TASK PROMPT
Show each line that has the string "this" in it.

STORED ROWS
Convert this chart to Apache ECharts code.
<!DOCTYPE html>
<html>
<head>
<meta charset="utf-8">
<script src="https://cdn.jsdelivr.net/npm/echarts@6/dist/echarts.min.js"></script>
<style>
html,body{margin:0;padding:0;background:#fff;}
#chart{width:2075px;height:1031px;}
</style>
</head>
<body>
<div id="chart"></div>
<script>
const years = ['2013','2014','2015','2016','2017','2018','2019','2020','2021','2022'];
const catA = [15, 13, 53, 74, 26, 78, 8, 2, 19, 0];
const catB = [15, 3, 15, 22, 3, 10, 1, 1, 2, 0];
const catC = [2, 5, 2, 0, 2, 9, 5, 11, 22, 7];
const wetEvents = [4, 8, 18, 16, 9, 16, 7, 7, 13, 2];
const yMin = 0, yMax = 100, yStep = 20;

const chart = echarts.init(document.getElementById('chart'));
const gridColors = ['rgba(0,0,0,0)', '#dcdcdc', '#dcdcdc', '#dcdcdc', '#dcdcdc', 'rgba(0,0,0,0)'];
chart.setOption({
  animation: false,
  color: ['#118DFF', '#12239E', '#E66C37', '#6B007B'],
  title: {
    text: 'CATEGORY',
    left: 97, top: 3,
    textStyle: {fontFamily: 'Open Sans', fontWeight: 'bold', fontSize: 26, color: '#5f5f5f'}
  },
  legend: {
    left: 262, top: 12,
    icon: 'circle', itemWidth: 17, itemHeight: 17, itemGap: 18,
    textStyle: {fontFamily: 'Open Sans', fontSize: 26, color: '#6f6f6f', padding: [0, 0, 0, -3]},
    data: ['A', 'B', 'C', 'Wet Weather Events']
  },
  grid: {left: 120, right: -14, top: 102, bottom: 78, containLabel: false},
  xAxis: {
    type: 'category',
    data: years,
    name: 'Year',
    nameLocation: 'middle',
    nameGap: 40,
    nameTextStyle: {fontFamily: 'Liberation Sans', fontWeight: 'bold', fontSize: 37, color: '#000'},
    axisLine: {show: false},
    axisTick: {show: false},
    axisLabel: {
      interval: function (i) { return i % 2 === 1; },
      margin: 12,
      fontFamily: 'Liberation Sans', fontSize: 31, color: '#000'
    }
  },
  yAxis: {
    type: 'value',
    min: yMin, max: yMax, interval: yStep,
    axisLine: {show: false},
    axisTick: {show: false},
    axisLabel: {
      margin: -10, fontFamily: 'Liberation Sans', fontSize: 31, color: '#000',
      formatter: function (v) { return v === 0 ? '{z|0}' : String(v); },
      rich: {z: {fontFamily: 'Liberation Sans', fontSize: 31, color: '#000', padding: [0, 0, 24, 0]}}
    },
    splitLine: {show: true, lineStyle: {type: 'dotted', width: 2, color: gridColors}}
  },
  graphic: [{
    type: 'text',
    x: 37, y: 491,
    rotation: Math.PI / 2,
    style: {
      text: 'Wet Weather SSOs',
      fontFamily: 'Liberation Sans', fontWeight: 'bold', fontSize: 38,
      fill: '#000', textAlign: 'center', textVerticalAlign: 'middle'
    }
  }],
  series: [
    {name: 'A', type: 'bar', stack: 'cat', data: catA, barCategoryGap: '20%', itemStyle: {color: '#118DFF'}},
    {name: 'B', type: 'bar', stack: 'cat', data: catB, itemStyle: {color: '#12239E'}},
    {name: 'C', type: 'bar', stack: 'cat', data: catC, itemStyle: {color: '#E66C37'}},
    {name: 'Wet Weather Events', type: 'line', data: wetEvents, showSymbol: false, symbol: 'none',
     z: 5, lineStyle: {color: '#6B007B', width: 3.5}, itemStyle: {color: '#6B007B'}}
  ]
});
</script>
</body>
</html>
--
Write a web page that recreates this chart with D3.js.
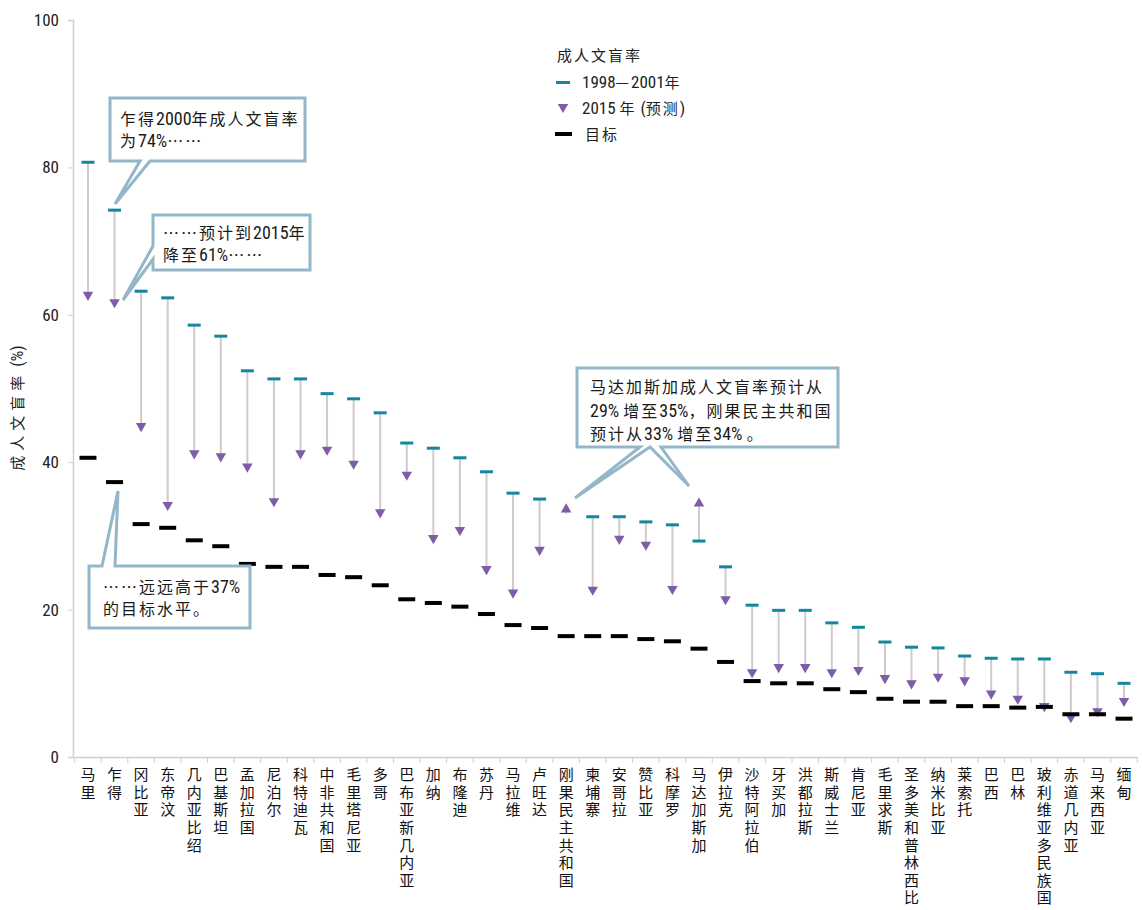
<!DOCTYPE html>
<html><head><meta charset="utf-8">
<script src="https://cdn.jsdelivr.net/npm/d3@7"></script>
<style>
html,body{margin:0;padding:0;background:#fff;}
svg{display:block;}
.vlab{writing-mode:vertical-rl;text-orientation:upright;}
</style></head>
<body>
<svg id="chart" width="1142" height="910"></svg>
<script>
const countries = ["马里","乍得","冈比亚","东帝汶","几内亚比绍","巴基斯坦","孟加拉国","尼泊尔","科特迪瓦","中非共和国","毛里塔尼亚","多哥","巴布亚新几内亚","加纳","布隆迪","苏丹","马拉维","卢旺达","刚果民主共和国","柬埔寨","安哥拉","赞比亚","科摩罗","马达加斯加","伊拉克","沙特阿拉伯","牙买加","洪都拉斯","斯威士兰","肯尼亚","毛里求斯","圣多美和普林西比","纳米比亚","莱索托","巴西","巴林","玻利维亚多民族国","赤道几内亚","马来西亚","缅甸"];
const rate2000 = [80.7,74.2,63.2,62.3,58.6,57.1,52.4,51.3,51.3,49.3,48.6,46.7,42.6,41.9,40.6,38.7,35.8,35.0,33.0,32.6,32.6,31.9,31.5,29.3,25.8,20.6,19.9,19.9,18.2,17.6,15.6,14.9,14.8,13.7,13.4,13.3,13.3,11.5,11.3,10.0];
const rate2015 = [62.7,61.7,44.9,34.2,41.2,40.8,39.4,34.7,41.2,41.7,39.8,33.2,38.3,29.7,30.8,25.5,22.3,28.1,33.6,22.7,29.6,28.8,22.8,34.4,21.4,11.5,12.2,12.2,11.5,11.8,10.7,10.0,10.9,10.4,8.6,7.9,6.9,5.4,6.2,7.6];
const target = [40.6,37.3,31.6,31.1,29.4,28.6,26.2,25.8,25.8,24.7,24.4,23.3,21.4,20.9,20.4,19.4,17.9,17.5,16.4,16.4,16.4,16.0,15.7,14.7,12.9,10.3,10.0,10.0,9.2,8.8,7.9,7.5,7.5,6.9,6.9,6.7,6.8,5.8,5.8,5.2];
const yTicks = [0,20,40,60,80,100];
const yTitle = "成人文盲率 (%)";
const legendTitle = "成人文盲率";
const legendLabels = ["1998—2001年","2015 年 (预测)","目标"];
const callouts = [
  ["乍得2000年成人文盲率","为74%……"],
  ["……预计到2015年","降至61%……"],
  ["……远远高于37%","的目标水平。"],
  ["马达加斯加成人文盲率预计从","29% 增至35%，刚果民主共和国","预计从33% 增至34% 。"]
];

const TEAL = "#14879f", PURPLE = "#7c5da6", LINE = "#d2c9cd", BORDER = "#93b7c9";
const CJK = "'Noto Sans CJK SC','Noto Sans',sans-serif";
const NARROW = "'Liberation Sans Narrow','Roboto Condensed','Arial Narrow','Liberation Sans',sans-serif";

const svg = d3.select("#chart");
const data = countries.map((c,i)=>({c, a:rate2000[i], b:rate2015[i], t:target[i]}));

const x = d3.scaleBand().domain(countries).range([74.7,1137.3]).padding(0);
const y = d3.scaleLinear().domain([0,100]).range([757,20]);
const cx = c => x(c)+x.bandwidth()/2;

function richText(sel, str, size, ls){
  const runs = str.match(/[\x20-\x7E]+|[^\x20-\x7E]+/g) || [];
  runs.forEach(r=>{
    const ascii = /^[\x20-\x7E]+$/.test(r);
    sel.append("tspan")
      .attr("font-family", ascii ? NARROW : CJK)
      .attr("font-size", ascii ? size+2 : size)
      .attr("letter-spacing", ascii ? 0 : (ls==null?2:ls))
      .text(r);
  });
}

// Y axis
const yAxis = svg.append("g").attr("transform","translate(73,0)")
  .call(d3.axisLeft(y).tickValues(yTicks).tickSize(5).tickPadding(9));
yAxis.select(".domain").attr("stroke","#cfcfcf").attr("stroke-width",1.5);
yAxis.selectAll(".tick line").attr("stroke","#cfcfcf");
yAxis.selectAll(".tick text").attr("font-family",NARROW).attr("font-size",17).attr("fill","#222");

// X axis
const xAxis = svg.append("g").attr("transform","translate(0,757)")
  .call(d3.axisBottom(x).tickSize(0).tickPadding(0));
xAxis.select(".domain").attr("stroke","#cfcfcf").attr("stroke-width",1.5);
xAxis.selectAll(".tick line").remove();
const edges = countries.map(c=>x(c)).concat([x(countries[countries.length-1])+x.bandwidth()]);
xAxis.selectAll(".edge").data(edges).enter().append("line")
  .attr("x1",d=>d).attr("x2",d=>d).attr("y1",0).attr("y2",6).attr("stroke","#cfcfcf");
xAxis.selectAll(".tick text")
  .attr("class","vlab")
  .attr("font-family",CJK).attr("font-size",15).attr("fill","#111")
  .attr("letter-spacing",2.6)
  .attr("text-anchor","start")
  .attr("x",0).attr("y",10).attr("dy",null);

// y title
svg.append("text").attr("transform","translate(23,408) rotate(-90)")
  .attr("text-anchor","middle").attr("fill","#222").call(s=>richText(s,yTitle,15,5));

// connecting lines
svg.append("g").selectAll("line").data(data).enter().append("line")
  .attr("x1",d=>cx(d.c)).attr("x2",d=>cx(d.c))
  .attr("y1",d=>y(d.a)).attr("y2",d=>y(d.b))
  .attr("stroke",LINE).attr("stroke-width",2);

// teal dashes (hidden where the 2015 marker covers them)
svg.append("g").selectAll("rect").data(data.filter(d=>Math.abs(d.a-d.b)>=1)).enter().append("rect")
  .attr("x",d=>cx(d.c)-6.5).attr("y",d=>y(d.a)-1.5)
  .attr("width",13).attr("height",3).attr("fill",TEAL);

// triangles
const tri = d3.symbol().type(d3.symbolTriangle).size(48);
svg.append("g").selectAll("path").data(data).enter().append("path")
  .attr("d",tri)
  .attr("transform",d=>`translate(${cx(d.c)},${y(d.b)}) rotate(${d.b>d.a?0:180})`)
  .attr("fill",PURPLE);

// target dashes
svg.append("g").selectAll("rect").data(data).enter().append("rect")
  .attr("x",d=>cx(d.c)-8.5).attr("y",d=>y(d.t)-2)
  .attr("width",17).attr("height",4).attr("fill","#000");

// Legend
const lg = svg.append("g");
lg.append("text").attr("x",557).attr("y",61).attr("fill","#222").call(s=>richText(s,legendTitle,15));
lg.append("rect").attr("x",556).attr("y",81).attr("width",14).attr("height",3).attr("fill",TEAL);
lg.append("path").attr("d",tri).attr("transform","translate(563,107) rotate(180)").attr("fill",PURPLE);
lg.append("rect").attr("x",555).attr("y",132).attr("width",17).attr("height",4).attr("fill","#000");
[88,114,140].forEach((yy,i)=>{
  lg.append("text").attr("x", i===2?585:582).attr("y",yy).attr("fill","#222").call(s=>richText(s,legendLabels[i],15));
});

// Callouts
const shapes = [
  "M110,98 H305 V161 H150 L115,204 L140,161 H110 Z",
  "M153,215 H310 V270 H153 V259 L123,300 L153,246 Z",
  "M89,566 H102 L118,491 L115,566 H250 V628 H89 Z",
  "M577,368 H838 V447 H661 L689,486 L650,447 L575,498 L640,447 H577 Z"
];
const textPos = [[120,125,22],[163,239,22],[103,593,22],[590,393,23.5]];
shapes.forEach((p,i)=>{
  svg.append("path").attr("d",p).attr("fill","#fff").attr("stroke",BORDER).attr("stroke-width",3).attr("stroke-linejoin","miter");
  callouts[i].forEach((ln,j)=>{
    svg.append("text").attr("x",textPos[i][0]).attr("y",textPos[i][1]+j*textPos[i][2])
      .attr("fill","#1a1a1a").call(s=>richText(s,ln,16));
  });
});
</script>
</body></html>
...
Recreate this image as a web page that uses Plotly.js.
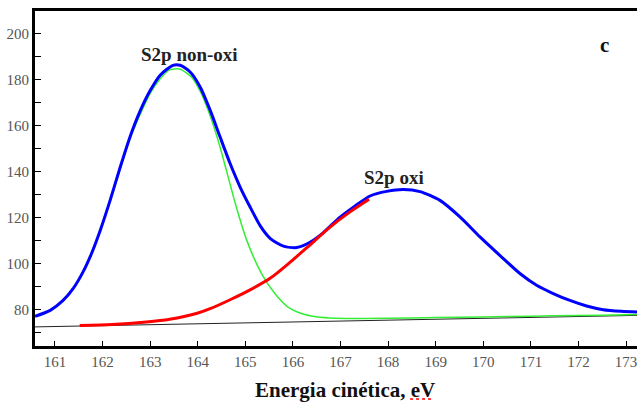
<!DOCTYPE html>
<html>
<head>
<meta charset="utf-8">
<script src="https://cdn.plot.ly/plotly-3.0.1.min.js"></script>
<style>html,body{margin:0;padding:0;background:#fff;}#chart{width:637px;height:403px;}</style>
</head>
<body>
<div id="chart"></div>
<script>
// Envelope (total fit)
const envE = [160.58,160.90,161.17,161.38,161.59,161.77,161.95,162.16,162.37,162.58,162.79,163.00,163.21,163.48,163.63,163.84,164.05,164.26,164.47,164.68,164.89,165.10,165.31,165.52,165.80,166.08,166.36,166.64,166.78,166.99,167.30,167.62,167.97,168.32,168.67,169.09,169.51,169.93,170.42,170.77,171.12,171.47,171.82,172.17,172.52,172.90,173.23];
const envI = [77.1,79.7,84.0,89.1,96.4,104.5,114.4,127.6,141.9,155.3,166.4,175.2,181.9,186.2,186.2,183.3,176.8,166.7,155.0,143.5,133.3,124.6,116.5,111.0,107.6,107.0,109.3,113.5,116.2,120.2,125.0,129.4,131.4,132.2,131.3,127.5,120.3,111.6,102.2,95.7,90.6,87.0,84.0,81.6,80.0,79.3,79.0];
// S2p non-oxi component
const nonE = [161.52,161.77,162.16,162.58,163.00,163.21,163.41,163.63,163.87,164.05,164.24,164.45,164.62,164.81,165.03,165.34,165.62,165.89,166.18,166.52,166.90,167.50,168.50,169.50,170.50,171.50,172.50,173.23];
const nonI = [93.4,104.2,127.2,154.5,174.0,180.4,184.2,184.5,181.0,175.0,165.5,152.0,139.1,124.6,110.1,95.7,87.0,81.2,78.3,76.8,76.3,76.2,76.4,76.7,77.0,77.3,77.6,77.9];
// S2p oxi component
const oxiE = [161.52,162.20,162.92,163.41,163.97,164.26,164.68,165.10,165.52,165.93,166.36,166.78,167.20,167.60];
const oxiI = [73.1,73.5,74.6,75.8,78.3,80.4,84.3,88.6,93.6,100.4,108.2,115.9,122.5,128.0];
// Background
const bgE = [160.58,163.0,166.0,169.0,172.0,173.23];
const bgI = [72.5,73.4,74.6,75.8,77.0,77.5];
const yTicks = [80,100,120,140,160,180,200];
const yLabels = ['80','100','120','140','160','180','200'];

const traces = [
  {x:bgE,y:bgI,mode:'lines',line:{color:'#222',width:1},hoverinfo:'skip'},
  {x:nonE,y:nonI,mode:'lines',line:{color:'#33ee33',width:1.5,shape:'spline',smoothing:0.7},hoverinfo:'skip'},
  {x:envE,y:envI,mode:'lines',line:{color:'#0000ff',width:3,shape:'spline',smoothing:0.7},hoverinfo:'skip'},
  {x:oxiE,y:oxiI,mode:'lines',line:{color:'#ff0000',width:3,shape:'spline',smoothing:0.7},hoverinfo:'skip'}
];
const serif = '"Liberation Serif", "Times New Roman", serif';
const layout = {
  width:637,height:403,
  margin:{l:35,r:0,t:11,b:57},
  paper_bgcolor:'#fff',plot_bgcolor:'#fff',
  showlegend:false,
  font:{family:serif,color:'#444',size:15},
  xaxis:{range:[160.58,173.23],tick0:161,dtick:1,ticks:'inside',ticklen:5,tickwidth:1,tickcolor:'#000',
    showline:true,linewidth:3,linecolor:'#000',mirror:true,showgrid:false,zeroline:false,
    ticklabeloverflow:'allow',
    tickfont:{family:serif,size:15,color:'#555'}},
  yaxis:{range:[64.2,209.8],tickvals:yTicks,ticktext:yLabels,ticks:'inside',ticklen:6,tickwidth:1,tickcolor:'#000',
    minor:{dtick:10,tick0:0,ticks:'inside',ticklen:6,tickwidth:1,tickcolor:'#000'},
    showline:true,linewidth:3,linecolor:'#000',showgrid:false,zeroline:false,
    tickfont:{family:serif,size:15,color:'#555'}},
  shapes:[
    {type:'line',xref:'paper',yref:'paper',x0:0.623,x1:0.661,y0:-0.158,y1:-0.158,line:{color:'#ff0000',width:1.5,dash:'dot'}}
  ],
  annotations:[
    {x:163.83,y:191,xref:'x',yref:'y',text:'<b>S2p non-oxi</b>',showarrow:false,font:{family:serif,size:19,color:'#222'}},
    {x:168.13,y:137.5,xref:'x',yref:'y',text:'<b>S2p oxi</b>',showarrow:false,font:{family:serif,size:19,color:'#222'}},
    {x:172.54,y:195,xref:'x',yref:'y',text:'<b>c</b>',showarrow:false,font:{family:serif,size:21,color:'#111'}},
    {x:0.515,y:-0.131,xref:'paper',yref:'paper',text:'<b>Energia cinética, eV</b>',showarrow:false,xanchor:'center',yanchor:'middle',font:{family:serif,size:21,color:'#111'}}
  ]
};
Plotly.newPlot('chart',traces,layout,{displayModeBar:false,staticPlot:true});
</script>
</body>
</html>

THE OUTPUT
Convert this chart to Apache ECharts code.
Write a web page that recreates this chart with D3.js.
Recreate this image as a web page that uses Plotly.js.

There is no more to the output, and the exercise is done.